Beukes depicts Harper with just the right level of zeal and creepiness to him. He moves through life with that grim caul of determination pulled tight to his skin: survive, survive, kill. He is a predator, yet not a particularly clever one. While it’s not entirely clear why Harper finds the House, or how it works, the relationship is heavily implied to be some kind of closed time-like curve and heavily symbiotic. In any event, Harper’s possession of the House does not provoke or even enable his killing tendencies; they merely direct his energies in a horrific and new way. Harper’s relationship with Etta is perhaps one of my favourite parts of this story.

Our protagonist, Kirby, is equally interesting. I love the look we get at her childhood and teenage years, the way Beukes depicts her relationship with her mother, Rachel. We receive a good understanding of Kirby’s character, which in turn helps us understand why she is the shining girl who gets away, if you will. Kirby’s determination is actually an interesting mirror to Harper’s, and part of me wonders what might have happened if Kirby had somehow been introduced to the House “before” Harper was. (I’m not saying I think she would have become a serial killer, but she seems to have the same intensity that Harper channels into his murder-times.)

As much as I loved the first part of the novel, The Shining Girls lost steam for me as we neared the climax. I can’t be too harsh here, because for various reasons unrelated to the book itself I was dragging my heels with reading this, so maybe I didn’t give it a fair shake. Nevertheless, Beukes doesn’t connect the time travel mystery with the killer mystery very smoothly. The dramatic irony of Dan and Kirby knowing nothing about Harper’s time-travelling origin overstays its welcome, only to be resolved entirely too quickly and haphazardly for my tastes. Kirby makes one tenuous connection and suddenly everything falls into place (albeit not instantaneously, to be fair). Then it’s off to the chase and fight scenes that close out the story.
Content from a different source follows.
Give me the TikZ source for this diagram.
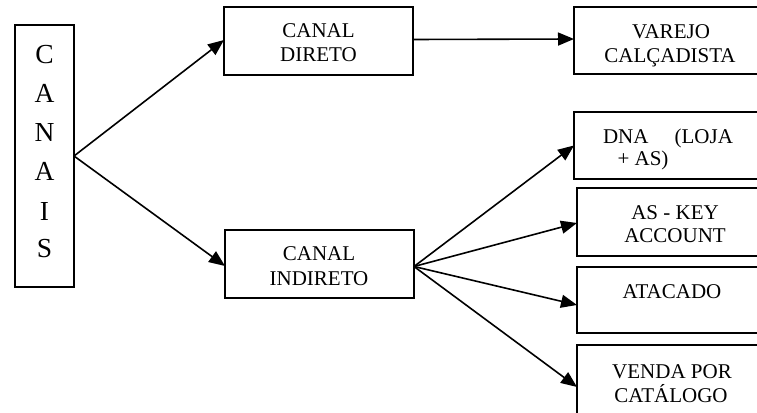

So this is a very entertaining, sometimes intense, really creepy book. Basically, what I expect from Beukes. It didn’t wow me like Broken Monsters did, unfortunately, but it was a good enough way to spend a few (more than I would like, grr) days. Your mileage will vary depending on how intensely you appreciate the various things that bind this plot together. What I most enjoy is Beukes’ audacity and skill at making such esoteric bindings in the first place.